A Escolha do Jorge: "Abóboras em Flor"



“Também é possível como pugilista que sejas mais inteligente e hábil, mas venceste-o, meu querido Campeão, porque a tua alma está corrupta. Era mesmo necessário bater-lhe no coração, quando sabes que com isso podias tê-lo matado? Porque é que utilizas esse golpe? Para que é que ele serve no boxe? Isso é que é desporto?” 
(p. 69)
“Abóboras em flor” é a obra mais representativa do escritor sérvio Dragoslav Mihailović (n. 1930), como também a mais importante da literatura sérvia contemporânea. Romancista, contista e ensaísta, Dragoslav Mihailović recebeu vários prémios literários, nomeadamente o Prémio Ivo Andrić, além de ter sido eleito membro da Academia de Ciências e Artes da Sérvia.

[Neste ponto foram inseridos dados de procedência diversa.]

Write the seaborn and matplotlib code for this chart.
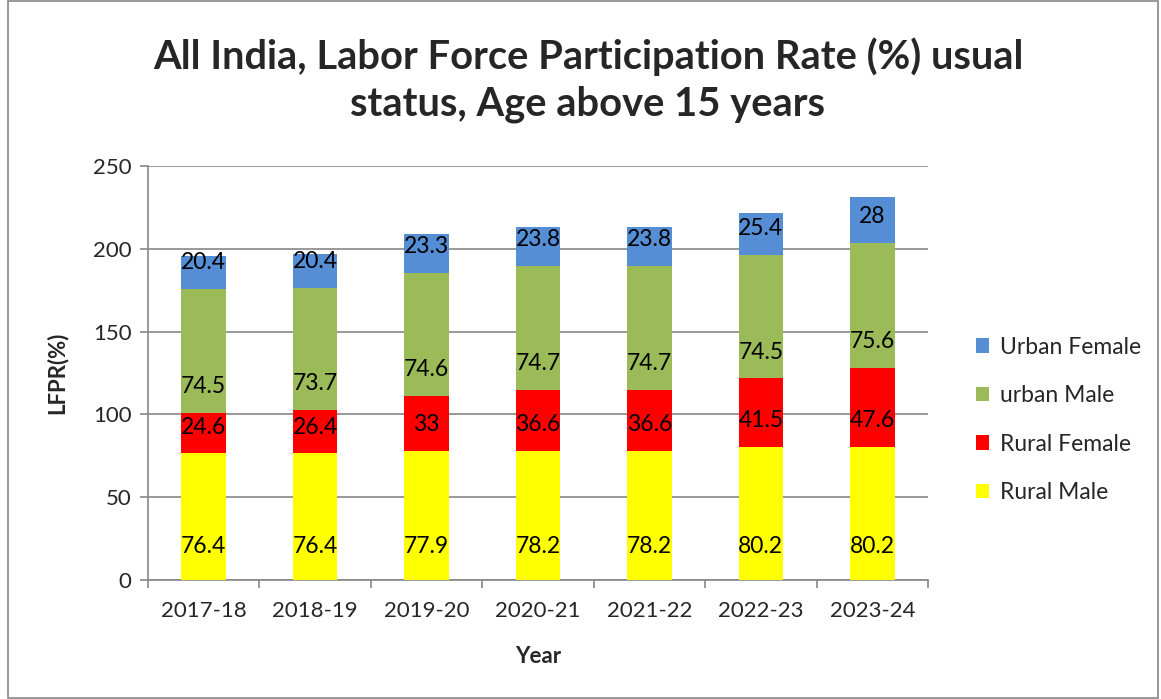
import matplotlib
matplotlib.use("Agg")
import matplotlib.pyplot as plt
import seaborn as sns
import pandas as pd
import numpy as np
from matplotlib.patches import Rectangle
from matplotlib.ticker import FixedLocator, NullFormatter

years = ["2017-18", "2018-19", "2019-20", "2020-21", "2021-22", "2022-23", "2023-24"]
rural_male = [76.4, 76.4, 77.9, 78.2, 78.2, 80.2, 80.2]
rural_female = [24.6, 26.4, 33, 36.6, 36.6, 41.5, 47.6]
urban_male = [74.5, 73.7, 74.6, 74.7, 74.7, 74.5, 75.6]
urban_female = [20.4, 20.4, 23.3, 23.8, 23.8, 25.4, 28]
series_names = ["Rural Male", "Rural Female", "urban Male", "Urban Female"]
series_values = [rural_male, rural_female, urban_male, urban_female]
colors = ["#FFFF00", "#FF0000", "#9BBB59", "#558ED5"]

sns.set_theme(style="white")
plt.rcParams["font.family"] = ["Lato", "DejaVu Sans"]

fig = plt.figure(figsize=(11.61, 6.99), dpi=100)
ax = fig.add_axes([148 / 1161, 1 - 580 / 699, (928 - 148) / 1161, (580 - 166) / 699])

rows = []
for name, vals in zip(series_names, series_values):
    for y, v in zip(years, vals):
        rows.append({"Year": y, "Series": name, "Value": v})
df = pd.DataFrame(rows)

bottom = np.zeros(len(years))
for i, (name, color) in enumerate(zip(series_names, colors)):
    sub = df[df["Series"] == name]
    sns.barplot(data=sub, x="Year", y="Value", color=color, width=0.4,
                bottom=bottom, ax=ax, label=name, saturation=1, errorbar=None,
                linewidth=0, zorder=3)
    off = 24 if i == 0 else 19
    for j, v in enumerate(sub["Value"].values):
        ax.annotate(f"{v:g}", xy=(j, bottom[j]), xytext=(0, off),
                    textcoords="offset points", ha="center", va="center",
                    fontsize=16.5, color="black", zorder=5)
    bottom = bottom + sub["Value"].values

ax.set_ylim(0, 250)
ax.set_xlim(-0.5, len(years) - 0.5)
ax.set_yticks([0, 50, 100, 150, 200, 250])
ax.tick_params(axis="y", labelsize=16, length=6, width=1.2, color="#888888", left=True, pad=6)
ax.tick_params(axis="x", labelsize=16, length=0, pad=15)
ax.xaxis.set_minor_locator(FixedLocator(np.arange(-0.5, len(years), 1)))
ax.xaxis.set_minor_formatter(NullFormatter())
ax.tick_params(axis="x", which="minor", length=6, width=1.2, color="#888888", bottom=True)
ax.grid(axis="y", color="#888888", linewidth=1.2, zorder=0)
ax.set_axisbelow(True)
for s in ["top", "right"]:
    ax.spines[s].set_visible(False)
for s in ["left", "bottom"]:
    ax.spines[s].set_color("#888888")
    ax.spines[s].set_linewidth(1.2)

ax.set_xlabel("Year", fontsize=16, fontweight="bold", labelpad=18)
ax.set_ylabel("LFPR(%)", fontsize=16, fontweight="bold", labelpad=18)

h, l = ax.get_legend_handles_labels()
ax.legend(h[::-1], l[::-1], loc="center left", bbox_to_anchor=(955 / 1161, 1 - 420 / 699),
          bbox_transform=fig.transFigure, frameon=False, fontsize=16.5,
          handlelength=0.6, handleheight=0.6, labelspacing=1.2, handletextpad=0.45)

fig.text(588 / 1161, 1 - 80 / 699,
         "All India, Labor Force Participation Rate (%) usual\nstatus, Age above 15 years",
         ha="center", va="center", fontsize=28.7, fontweight="bold", linespacing=1.3)

fig.patches.append(Rectangle((8 / 1161, 0.002), 1 - 9 / 1161 - 0.002, 0.996,
                             transform=fig.transFigure, fill=False,
                             edgecolor="#888888", linewidth=1.2))

fig.savefig("out.png", dpi=100)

Este pequeno romance conta-nos a história de Ljuba Sretenović, um sérvio residente na Suécia com a sua esposa Inge e o filho Arne. A sua história remonta ao período em que o Marechal Tito media forças com a então URSS, nos anos 50 e 60, em que o governante tentava a todo o custo eliminar as diferenças e movimentos separatistas das seis nações que constituíam a Jugoslávia. Mantendo uma certa distância e autonomia face à URSS, a Jugoslávia constituía um estado comunista isolado no contexto europeu, tanto na relação com a URSS e “Cortina de Ferro” como com os demais países ocidentais onde vigorava a democracia.

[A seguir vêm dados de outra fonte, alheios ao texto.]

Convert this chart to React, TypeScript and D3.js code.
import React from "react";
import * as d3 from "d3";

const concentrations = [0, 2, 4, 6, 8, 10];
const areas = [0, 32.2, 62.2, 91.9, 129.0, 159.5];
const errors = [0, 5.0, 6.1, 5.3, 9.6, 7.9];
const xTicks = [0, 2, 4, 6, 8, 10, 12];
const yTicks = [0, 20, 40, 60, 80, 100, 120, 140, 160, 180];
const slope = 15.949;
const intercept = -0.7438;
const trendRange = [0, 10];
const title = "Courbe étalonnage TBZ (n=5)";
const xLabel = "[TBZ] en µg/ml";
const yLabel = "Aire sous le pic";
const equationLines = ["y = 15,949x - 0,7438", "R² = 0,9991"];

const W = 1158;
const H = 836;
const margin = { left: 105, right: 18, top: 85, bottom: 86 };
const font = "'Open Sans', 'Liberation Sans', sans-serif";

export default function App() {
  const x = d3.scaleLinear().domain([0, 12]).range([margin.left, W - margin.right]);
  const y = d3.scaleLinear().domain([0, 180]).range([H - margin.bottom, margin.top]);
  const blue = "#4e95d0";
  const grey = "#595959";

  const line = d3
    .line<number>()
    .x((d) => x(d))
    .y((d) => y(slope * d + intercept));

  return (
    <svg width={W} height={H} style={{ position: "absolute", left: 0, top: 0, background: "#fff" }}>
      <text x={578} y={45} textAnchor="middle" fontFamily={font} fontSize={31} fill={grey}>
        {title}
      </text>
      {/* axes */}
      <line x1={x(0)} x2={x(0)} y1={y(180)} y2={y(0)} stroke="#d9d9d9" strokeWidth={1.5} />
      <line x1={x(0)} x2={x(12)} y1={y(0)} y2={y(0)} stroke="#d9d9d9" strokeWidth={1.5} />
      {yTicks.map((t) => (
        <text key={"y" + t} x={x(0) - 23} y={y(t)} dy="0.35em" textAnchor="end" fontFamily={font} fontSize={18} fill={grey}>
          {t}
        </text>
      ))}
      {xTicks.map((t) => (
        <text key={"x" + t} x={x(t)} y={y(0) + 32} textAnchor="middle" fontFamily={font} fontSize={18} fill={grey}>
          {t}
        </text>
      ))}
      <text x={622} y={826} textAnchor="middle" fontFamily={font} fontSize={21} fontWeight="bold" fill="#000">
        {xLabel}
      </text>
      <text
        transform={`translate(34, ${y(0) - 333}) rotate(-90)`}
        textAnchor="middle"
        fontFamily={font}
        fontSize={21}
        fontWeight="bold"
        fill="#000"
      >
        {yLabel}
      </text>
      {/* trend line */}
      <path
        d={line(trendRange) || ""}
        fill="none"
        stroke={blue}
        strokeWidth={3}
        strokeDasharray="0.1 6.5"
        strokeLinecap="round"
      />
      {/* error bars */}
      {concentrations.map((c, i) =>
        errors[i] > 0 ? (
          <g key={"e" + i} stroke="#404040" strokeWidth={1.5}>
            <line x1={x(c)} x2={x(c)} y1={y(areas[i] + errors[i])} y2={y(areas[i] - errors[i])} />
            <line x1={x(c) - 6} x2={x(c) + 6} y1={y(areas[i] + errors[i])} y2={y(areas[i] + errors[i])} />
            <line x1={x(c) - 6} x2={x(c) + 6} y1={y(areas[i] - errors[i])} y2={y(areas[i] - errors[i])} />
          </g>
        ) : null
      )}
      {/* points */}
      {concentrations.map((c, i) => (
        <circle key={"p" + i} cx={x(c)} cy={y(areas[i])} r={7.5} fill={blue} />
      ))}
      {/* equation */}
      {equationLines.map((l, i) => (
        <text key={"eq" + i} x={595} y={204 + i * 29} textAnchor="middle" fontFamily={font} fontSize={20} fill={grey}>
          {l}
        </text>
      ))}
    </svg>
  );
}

Percebemos através do relato de Ljuba Sretenović que a falta de expectativas face ao futuro tendo em consideração a asfixia política geradora de uma liberdade agrilhoada, remetia muitos jovens para a prática do pugilismo como forma de evitarem o recrutamento militar.
A prática do pugilismo por parte de muitos jovens foi a forma de brilharem entre os seus pares e, enquanto jovens, terem o reconhecimento das raparigas, assim como de outras pessoas nas pequenas comunidades. Aqueles que chegavam às competições chegavam mesmo a ser estrelas reconhecidas nas várias regiões que constituíam a Jugoslávia, sendo esses acontecimentos e os premiados registados na imprensa de então.

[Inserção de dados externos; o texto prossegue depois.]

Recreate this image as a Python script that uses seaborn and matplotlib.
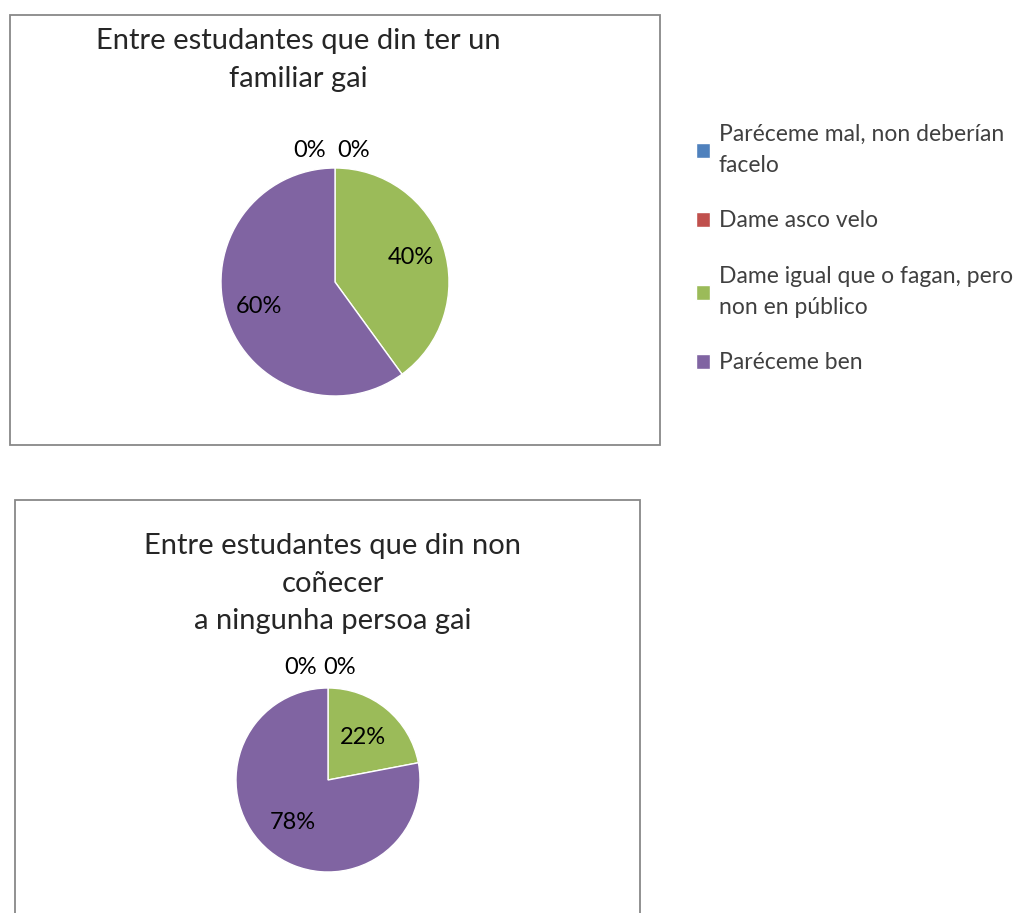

A prática deste desporto a par da ausência de perspectivas face ao futuro conduzia a que se formassem pequenos bandos de jovens que decidiam bater em inocentes apenas porque assim o determinavam, sem nenhuma razão em particular, quase como uma espécie de necessidade de medir forças, havendo mesmo grupos rivais protegidos pelos seus líderes.
Percebemos pelo relato de Ljuba Sretenović que a vida não era fácil naqueles anos. Ainda que controlada em certa medida as diferenças entre as várias nacionalidades que formavam a Jugoslávia, é-nos dado um quadro de parceria e de espírito de entreajuda entre as várias comunidades, na medida em que tudo era regido sob a ideia de um único país.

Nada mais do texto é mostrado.